THE DATA:
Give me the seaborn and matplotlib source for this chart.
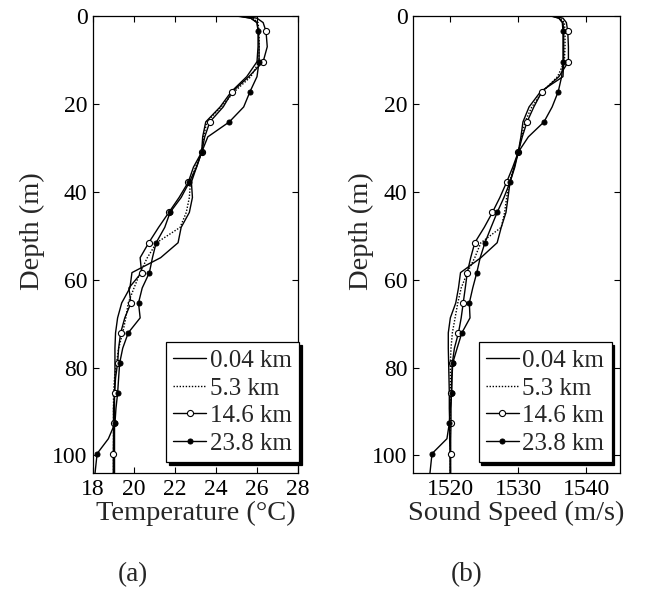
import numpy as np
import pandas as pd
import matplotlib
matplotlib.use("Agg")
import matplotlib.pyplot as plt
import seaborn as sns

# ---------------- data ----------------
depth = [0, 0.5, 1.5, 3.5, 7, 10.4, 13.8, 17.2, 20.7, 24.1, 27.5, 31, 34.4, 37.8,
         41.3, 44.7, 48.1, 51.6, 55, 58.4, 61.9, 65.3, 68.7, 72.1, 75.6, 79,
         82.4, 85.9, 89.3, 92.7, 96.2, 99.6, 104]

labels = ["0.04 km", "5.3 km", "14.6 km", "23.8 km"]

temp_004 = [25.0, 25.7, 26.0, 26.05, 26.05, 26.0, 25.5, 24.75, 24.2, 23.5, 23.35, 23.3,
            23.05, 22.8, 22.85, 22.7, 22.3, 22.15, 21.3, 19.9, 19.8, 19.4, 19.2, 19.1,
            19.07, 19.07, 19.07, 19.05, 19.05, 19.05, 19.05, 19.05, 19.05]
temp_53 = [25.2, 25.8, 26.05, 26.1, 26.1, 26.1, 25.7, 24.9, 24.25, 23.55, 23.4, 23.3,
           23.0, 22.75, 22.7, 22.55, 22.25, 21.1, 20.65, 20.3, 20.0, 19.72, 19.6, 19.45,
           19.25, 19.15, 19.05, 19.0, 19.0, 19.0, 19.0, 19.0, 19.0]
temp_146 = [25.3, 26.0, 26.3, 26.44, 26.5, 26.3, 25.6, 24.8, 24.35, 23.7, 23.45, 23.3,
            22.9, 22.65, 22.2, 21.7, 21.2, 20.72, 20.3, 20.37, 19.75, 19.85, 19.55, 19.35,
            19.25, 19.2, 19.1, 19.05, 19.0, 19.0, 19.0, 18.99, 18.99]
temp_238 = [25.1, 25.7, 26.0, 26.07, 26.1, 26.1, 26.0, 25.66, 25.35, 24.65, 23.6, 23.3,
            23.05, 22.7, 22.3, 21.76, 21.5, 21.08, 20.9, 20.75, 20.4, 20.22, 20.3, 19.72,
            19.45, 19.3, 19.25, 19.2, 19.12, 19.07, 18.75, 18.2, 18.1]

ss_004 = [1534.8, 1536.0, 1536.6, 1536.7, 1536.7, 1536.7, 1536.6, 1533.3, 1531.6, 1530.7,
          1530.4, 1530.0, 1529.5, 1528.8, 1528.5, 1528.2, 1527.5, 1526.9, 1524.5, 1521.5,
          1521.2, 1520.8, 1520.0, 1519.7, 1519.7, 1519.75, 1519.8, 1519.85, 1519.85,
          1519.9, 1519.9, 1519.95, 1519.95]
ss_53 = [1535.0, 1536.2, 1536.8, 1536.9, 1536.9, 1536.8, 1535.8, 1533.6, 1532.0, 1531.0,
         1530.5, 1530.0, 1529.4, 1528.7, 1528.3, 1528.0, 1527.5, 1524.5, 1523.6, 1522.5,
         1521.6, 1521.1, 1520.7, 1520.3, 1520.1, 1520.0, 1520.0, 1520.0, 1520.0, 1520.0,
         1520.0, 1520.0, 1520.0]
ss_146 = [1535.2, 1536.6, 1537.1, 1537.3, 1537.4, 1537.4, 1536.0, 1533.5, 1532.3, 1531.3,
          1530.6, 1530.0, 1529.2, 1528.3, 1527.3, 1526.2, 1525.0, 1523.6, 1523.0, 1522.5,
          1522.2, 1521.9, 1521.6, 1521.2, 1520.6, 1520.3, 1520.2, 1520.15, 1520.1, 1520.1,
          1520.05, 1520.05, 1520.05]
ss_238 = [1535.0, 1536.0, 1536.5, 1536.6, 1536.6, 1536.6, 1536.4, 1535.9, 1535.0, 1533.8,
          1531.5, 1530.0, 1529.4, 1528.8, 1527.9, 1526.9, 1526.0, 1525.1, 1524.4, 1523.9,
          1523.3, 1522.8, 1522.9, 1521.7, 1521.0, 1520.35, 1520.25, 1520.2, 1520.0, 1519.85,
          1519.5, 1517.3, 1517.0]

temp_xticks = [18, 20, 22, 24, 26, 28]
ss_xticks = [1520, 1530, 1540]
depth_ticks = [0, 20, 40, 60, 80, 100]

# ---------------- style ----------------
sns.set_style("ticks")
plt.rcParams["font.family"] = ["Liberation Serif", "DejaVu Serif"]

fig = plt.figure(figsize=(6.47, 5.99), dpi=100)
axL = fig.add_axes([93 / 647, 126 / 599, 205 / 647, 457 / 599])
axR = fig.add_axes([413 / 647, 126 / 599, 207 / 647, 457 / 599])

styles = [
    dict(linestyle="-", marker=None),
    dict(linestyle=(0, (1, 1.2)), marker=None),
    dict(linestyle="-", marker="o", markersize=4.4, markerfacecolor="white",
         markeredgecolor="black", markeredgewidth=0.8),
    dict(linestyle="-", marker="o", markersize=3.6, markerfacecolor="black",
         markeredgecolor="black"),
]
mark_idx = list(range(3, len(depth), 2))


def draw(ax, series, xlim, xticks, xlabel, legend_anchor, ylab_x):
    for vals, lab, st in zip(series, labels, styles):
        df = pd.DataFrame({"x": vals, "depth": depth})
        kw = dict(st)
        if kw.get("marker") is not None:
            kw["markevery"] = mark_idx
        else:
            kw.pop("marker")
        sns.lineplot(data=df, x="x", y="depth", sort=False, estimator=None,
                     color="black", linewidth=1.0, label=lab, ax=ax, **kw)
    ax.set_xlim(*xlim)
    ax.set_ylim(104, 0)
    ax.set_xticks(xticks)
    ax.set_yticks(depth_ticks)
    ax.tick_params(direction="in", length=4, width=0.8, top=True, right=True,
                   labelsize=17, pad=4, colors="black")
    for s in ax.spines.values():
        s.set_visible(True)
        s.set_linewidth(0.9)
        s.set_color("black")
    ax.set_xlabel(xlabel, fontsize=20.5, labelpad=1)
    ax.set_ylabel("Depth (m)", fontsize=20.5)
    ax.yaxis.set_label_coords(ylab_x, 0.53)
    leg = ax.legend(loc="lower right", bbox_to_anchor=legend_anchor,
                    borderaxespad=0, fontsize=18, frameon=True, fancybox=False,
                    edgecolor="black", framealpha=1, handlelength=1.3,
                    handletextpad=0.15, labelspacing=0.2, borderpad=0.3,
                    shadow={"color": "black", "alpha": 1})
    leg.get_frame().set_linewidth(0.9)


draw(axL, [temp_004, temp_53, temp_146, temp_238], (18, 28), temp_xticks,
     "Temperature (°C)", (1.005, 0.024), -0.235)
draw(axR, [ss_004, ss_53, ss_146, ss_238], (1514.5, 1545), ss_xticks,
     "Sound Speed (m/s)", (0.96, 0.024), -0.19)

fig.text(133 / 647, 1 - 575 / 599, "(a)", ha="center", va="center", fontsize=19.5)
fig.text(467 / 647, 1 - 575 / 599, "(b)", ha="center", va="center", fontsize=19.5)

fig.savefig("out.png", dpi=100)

--

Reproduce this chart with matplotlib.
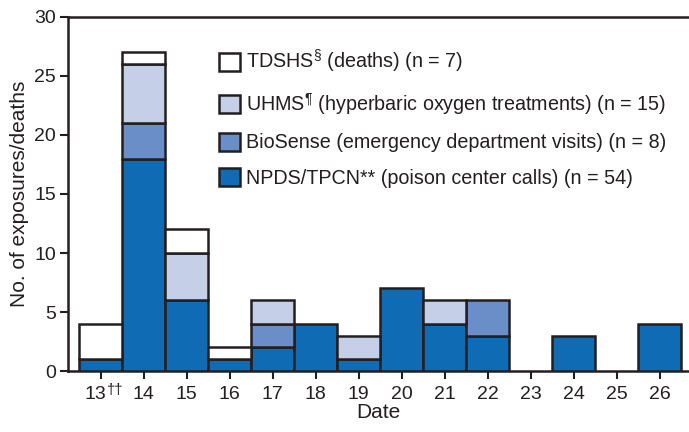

==

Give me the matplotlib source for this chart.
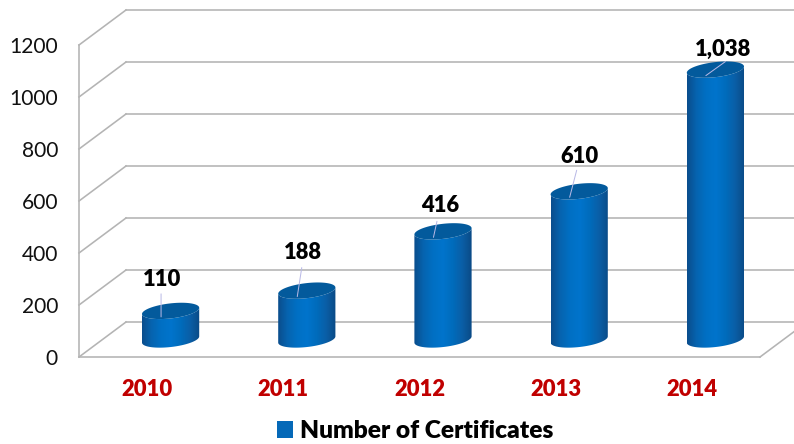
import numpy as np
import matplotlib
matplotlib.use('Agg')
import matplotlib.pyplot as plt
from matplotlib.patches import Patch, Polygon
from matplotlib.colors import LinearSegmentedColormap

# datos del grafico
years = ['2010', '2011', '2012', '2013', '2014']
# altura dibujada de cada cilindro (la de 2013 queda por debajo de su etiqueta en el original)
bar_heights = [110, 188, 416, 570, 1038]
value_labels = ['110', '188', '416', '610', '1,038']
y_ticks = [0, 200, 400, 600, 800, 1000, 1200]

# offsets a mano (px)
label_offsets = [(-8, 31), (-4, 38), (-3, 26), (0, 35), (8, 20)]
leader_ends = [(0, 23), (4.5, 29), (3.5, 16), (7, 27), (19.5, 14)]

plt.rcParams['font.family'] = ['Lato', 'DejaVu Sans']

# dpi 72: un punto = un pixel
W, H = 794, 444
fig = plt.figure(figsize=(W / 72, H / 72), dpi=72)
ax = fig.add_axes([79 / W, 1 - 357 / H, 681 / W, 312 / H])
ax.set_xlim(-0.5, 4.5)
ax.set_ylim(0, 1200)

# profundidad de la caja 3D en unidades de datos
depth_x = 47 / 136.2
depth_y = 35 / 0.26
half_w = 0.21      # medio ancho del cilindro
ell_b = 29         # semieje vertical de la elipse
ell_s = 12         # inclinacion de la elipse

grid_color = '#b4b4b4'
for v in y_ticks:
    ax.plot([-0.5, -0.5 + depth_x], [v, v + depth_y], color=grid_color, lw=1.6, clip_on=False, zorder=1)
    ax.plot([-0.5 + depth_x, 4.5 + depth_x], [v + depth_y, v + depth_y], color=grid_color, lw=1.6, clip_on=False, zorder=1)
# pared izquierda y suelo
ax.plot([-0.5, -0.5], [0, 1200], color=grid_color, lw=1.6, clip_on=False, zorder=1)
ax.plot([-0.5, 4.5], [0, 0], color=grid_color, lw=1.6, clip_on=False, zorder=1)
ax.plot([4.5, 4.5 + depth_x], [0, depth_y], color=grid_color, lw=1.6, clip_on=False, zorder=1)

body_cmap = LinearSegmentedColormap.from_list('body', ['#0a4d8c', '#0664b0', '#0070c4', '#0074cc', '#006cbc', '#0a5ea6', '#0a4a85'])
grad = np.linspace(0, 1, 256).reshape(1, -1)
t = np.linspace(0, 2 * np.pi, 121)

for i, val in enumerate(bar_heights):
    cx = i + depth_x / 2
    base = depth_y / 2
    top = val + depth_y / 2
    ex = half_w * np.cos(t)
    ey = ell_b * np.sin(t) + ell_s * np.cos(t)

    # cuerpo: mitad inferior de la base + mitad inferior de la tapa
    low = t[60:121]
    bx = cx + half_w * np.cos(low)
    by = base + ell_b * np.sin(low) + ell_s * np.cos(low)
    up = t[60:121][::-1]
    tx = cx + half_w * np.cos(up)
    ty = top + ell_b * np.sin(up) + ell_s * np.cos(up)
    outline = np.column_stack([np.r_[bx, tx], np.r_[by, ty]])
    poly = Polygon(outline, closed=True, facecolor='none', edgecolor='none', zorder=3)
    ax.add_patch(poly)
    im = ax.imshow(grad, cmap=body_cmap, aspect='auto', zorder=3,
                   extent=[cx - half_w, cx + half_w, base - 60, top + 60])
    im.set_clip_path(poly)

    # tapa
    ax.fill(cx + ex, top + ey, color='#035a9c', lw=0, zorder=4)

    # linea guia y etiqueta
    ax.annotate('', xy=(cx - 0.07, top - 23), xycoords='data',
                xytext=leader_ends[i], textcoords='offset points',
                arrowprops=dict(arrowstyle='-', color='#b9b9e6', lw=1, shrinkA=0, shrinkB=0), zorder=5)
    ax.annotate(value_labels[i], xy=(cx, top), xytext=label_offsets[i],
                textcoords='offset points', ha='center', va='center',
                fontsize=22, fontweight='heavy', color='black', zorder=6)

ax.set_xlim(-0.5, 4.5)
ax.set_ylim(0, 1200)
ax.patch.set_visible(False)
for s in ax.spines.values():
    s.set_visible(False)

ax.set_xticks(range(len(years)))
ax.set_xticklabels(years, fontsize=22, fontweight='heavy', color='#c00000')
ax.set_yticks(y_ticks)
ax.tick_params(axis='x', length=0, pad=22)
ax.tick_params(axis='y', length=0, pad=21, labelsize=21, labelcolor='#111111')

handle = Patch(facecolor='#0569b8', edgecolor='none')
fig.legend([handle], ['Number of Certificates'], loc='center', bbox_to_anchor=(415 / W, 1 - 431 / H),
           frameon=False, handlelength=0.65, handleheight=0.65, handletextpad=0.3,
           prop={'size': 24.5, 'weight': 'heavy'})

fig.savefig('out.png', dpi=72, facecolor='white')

TASK DETAILS: Your task is to retype exactly the lines from the one containing "Give me the matplotlib source for this chart." through the one containing "from matplotlib.colors import", leaving every picture out.

EXERCISE OUTPUT:
Give me the matplotlib source for this chart.
import numpy as np
import matplotlib
matplotlib.use('Agg')
import matplotlib.pyplot as plt
from matplotlib.patches import Patch, Polygon
from matplotlib.colors import LinearSegmentedColormap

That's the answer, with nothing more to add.